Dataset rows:
____________

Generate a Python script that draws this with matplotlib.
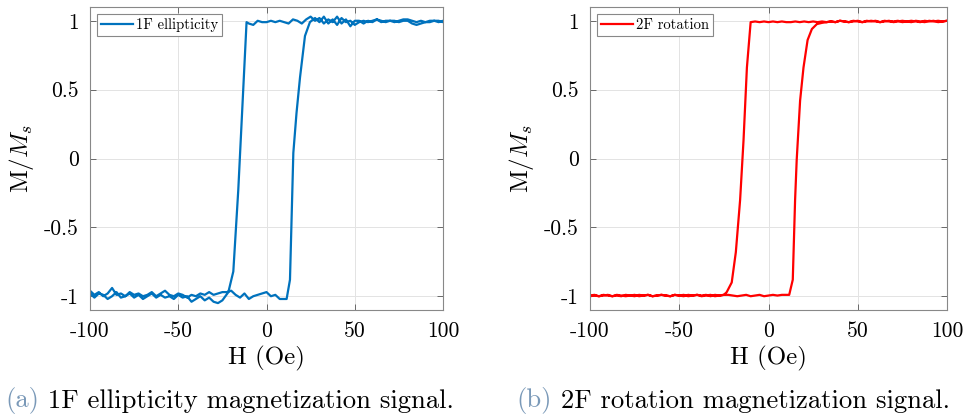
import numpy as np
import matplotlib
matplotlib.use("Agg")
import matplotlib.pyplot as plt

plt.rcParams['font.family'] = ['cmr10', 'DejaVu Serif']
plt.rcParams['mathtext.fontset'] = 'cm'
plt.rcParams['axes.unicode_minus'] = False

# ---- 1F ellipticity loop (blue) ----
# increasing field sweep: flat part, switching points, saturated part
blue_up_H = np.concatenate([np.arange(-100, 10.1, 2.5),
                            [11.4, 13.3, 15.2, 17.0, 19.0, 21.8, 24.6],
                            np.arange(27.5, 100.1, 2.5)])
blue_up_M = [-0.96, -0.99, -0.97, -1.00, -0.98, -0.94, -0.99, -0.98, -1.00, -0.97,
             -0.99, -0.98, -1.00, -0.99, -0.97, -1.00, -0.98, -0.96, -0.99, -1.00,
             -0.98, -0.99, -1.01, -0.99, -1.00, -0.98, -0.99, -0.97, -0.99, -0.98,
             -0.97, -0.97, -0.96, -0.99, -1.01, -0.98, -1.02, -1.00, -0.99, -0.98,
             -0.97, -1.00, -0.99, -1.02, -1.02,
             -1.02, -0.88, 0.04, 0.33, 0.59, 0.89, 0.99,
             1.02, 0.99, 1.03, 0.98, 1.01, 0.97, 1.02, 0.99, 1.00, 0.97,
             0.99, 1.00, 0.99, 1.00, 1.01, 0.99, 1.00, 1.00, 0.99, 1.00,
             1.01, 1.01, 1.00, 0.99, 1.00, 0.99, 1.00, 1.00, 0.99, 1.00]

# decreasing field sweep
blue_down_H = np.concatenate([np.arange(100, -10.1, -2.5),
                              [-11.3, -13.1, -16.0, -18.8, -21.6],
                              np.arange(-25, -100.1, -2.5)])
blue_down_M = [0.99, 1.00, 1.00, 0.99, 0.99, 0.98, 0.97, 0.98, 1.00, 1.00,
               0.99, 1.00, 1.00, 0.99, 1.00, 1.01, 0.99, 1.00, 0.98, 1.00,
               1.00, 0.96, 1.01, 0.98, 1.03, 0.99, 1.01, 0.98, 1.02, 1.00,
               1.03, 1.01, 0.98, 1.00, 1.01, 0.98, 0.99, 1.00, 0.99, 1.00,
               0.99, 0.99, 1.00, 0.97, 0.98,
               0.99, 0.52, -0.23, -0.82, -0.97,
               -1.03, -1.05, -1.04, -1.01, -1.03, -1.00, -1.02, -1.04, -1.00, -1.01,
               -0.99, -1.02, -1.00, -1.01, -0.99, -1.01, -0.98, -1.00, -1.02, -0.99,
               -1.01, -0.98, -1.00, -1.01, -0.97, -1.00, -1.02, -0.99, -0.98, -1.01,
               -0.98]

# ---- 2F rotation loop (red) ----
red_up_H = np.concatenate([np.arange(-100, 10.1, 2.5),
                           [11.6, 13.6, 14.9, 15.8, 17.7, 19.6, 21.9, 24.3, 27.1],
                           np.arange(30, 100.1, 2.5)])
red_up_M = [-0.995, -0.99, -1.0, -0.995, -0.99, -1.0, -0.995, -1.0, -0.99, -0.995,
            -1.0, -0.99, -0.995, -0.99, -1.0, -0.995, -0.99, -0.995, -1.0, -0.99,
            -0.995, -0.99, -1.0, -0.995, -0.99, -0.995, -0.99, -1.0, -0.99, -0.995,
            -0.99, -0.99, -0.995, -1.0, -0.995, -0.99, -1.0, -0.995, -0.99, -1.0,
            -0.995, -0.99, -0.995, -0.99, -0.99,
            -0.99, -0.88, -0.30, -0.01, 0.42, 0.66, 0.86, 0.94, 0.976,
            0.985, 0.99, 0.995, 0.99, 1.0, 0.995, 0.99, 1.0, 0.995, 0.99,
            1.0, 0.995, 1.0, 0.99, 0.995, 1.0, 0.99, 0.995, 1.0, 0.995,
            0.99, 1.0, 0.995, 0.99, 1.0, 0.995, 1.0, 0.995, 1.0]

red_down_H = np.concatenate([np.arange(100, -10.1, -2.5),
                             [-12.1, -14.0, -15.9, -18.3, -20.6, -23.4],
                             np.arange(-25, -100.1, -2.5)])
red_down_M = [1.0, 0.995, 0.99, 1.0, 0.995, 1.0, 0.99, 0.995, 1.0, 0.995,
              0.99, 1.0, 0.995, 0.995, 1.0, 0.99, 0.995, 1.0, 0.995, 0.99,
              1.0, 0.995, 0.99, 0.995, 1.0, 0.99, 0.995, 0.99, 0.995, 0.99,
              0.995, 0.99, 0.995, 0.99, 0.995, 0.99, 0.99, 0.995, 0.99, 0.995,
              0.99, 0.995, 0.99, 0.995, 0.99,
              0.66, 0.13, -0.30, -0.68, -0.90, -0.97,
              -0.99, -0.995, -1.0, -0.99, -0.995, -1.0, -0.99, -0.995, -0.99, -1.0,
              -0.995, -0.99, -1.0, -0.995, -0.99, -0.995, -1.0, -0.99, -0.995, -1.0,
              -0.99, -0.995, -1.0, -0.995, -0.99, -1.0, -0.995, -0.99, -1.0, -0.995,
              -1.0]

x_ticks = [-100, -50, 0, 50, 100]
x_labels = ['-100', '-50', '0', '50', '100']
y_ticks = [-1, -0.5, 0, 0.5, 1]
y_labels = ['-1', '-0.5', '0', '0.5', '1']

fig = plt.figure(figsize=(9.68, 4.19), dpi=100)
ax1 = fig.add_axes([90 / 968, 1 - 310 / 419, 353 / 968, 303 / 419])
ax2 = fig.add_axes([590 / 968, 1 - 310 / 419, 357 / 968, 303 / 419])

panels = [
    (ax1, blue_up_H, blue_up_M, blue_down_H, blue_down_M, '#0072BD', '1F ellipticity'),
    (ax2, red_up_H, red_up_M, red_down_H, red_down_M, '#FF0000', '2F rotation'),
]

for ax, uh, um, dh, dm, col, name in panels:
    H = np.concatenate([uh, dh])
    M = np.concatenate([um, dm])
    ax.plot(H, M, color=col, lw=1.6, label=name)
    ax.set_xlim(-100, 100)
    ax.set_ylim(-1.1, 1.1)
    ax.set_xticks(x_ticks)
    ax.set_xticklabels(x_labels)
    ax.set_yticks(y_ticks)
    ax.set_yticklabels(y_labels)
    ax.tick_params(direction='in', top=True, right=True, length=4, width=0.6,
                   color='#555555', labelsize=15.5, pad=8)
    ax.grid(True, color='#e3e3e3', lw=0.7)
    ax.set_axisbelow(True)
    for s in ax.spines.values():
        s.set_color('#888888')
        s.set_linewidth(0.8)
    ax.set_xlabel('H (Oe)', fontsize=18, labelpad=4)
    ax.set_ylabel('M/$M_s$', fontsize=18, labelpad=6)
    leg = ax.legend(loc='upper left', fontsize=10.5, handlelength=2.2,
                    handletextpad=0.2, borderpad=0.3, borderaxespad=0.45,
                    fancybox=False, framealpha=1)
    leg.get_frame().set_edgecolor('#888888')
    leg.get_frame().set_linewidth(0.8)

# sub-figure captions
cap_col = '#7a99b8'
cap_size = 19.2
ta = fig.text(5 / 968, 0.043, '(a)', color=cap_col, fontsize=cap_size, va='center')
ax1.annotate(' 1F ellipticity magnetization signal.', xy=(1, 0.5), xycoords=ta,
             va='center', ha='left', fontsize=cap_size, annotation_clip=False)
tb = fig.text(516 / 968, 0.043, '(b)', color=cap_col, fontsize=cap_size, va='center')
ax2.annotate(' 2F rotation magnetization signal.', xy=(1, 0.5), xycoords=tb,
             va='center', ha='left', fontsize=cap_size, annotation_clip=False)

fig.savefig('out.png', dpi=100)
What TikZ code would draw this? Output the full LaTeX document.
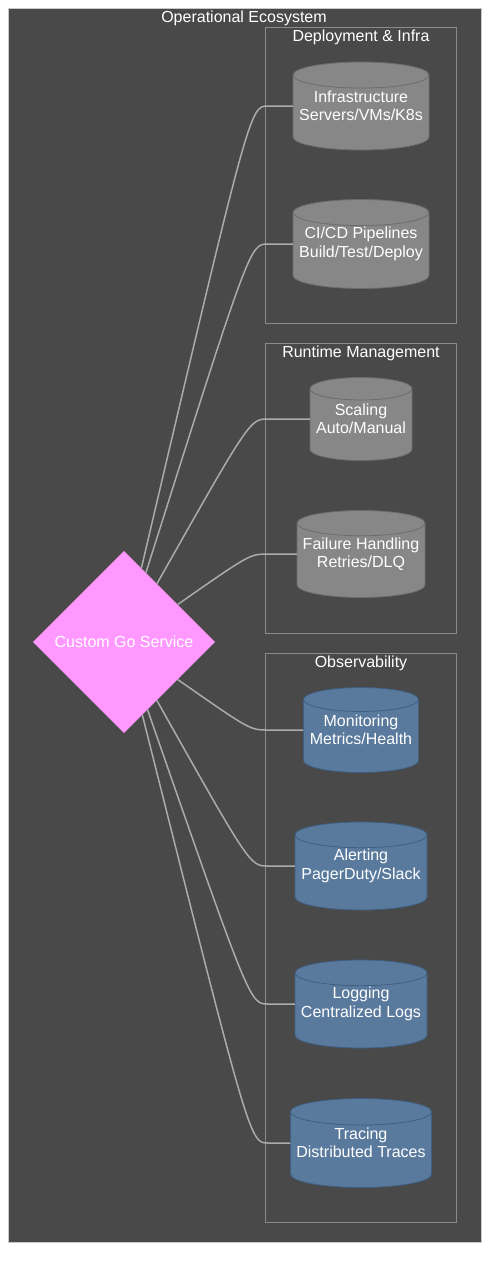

____________

*Short exercise:* Do not include the images; transcribe the rest of the listing exactly.

*In response:*
Generate a Python script that draws this with matplotlib.
import numpy as np
import matplotlib
matplotlib.use("Agg")
import matplotlib.pyplot as plt

plt.rcParams['font.family'] = ['cmr10', 'DejaVu Serif']
plt.rcParams['mathtext.fontset'] = 'cm'
plt.rcParams['axes.unicode_minus'] = False

# ---- 1F ellipticity loop (blue) ----
# increasing field sweep: flat part, switching points, saturated part
blue_up_H = np.concatenate([np.arange(-100, 10.1, 2.5),
                            [11.4, 13.3, 15.2, 17.0, 19.0, 21.8, 24.6],
                            np.arange(27.5, 100.1, 2.5)])
blue_up_M = [-0.96, -0.99, -0.97, -1.00, -0.98, -0.94, -0.99, -0.98, -1.00, -0.97,
             -0.99, -0.98, -1.00, -0.99, -0.97, -1.00, -0.98, -0.96, -0.99, -1.00,
             -0.98, -0.99, -1.01, -0.99, -1.00, -0.98, -0.99, -0.97, -0.99, -0.98,
             -0.97, -0.97, -0.96, -0.99, -1.01, -0.98, -1.02, -1.00, -0.99, -0.98,
             -0.97, -1.00, -0.99, -1.02, -1.02,
             -1.02, -0.88, 0.04, 0.33, 0.59, 0.89, 0.99,
             1.02, 0.99, 1.03, 0.98, 1.01, 0.97, 1.02, 0.99, 1.00, 0.97,
             0.99, 1.00, 0.99, 1.00, 1.01, 0.99, 1.00, 1.00, 0.99, 1.00,
             1.01, 1.01, 1.00, 0.99, 1.00, 0.99, 1.00, 1.00, 0.99, 1.00]

# decreasing field sweep
blue_down_H = np.concatenate([np.arange(100, -10.1, -2.5),
                              [-11.3, -13.1, -16.0, -18.8, -21.6],
                              np.arange(-25, -100.1, -2.5)])
blue_down_M = [0.99, 1.00, 1.00, 0.99, 0.99, 0.98, 0.97, 0.98, 1.00, 1.00,
               0.99, 1.00, 1.00, 0.99, 1.00, 1.01, 0.99, 1.00, 0.98, 1.00,
               1.00, 0.96, 1.01, 0.98, 1.03, 0.99, 1.01, 0.98, 1.02, 1.00,
               1.03, 1.01, 0.98, 1.00, 1.01, 0.98, 0.99, 1.00, 0.99, 1.00,
               0.99, 0.99, 1.00, 0.97, 0.98,
               0.99, 0.52, -0.23, -0.82, -0.97,
               -1.03, -1.05, -1.04, -1.01, -1.03, -1.00, -1.02, -1.04, -1.00, -1.01,
               -0.99, -1.02, -1.00, -1.01, -0.99, -1.01, -0.98, -1.00, -1.02, -0.99,
               -1.01, -0.98, -1.00, -1.01, -0.97, -1.00, -1.02, -0.99, -0.98, -1.01,
               -0.98]

# ---- 2F rotation loop (red) ----
red_up_H = np.concatenate([np.arange(-100, 10.1, 2.5),
                           [11.6, 13.6, 14.9, 15.8, 17.7, 19.6, 21.9, 24.3, 27.1],
                           np.arange(30, 100.1, 2.5)])
red_up_M = [-0.995, -0.99, -1.0, -0.995, -0.99, -1.0, -0.995, -1.0, -0.99, -0.995,
            -1.0, -0.99, -0.995, -0.99, -1.0, -0.995, -0.99, -0.995, -1.0, -0.99,
            -0.995, -0.99, -1.0, -0.995, -0.99, -0.995, -0.99, -1.0, -0.99, -0.995,
            -0.99, -0.99, -0.995, -1.0, -0.995, -0.99, -1.0, -0.995, -0.99, -1.0,
            -0.995, -0.99, -0.995, -0.99, -0.99,
            -0.99, -0.88, -0.30, -0.01, 0.42, 0.66, 0.86, 0.94, 0.976,
            0.985, 0.99, 0.995, 0.99, 1.0, 0.995, 0.99, 1.0, 0.995, 0.99,
            1.0, 0.995, 1.0, 0.99, 0.995, 1.0, 0.99, 0.995, 1.0, 0.995,
            0.99, 1.0, 0.995, 0.99, 1.0, 0.995, 1.0, 0.995, 1.0]

red_down_H = np.concatenate([np.arange(100, -10.1, -2.5),
                             [-12.1, -14.0, -15.9, -18.3, -20.6, -23.4],
                             np.arange(-25, -100.1, -2.5)])
red_down_M = [1.0, 0.995, 0.99, 1.0, 0.995, 1.0, 0.99, 0.995, 1.0, 0.995,
              0.99, 1.0, 0.995, 0.995, 1.0, 0.99, 0.995, 1.0, 0.995, 0.99,
              1.0, 0.995, 0.99, 0.995, 1.0, 0.99, 0.995, 0.99, 0.995, 0.99,
              0.995, 0.99, 0.995, 0.99, 0.995, 0.99, 0.99, 0.995, 0.99, 0.995,
              0.99, 0.995, 0.99, 0.995, 0.99,
              0.66, 0.13, -0.30, -0.68, -0.90, -0.97,
              -0.99, -0.995, -1.0, -0.99, -0.995, -1.0, -0.99, -0.995, -0.99, -1.0,
              -0.995, -0.99, -1.0, -0.995, -0.99, -0.995, -1.0, -0.99, -0.995, -1.0,
              -0.99, -0.995, -1.0, -0.995, -0.99, -1.0, -0.995, -0.99, -1.0, -0.995,
              -1.0]

x_ticks = [-100, -50, 0, 50, 100]
x_labels = ['-100', '-50', '0', '50', '100']
y_ticks = [-1, -0.5, 0, 0.5, 1]
y_labels = ['-1', '-0.5', '0', '0.5', '1']

fig = plt.figure(figsize=(9.68, 4.19), dpi=100)
ax1 = fig.add_axes([90 / 968, 1 - 310 / 419, 353 / 968, 303 / 419])
ax2 = fig.add_axes([590 / 968, 1 - 310 / 419, 357 / 968, 303 / 419])

panels = [
    (ax1, blue_up_H, blue_up_M, blue_down_H, blue_down_M, '#0072BD', '1F ellipticity'),
    (ax2, red_up_H, red_up_M, red_down_H, red_down_M, '#FF0000', '2F rotation'),
]

for ax, uh, um, dh, dm, col, name in panels:
    H = np.concatenate([uh, dh])
    M = np.concatenate([um, dm])
    ax.plot(H, M, color=col, lw=1.6, label=name)
    ax.set_xlim(-100, 100)
    ax.set_ylim(-1.1, 1.1)
    ax.set_xticks(x_ticks)
    ax.set_xticklabels(x_labels)
    ax.set_yticks(y_ticks)
    ax.set_yticklabels(y_labels)
    ax.tick_params(direction='in', top=True, right=True, length=4, width=0.6,
                   color='#555555', labelsize=15.5, pad=8)
    ax.grid(True, color='#e3e3e3', lw=0.7)
    ax.set_axisbelow(True)
    for s in ax.spines.values():
        s.set_color('#888888')
        s.set_linewidth(0.8)
    ax.set_xlabel('H (Oe)', fontsize=18, labelpad=4)
    ax.set_ylabel('M/$M_s$', fontsize=18, labelpad=6)
    leg = ax.legend(loc='upper left', fontsize=10.5, handlelength=2.2,
                    handletextpad=0.2, borderpad=0.3, borderaxespad=0.45,
                    fancybox=False, framealpha=1)
    leg.get_frame().set_edgecolor('#888888')
    leg.get_frame().set_linewidth(0.8)

# sub-figure captions
cap_col = '#7a99b8'
cap_size = 19.2
ta = fig.text(5 / 968, 0.043, '(a)', color=cap_col, fontsize=cap_size, va='center')
ax1.annotate(' 1F ellipticity magnetization signal.', xy=(1, 0.5), xycoords=ta,
             va='center', ha='left', fontsize=cap_size, annotation_clip=False)
tb = fig.text(516 / 968, 0.043, '(b)', color=cap_col, fontsize=cap_size, va='center')
ax2.annotate(' 2F rotation magnetization signal.', xy=(1, 0.5), xycoords=tb,
             va='center', ha='left', fontsize=cap_size, annotation_clip=False)

fig.savefig('out.png', dpi=100)
What TikZ code would draw this? Output the full LaTeX document.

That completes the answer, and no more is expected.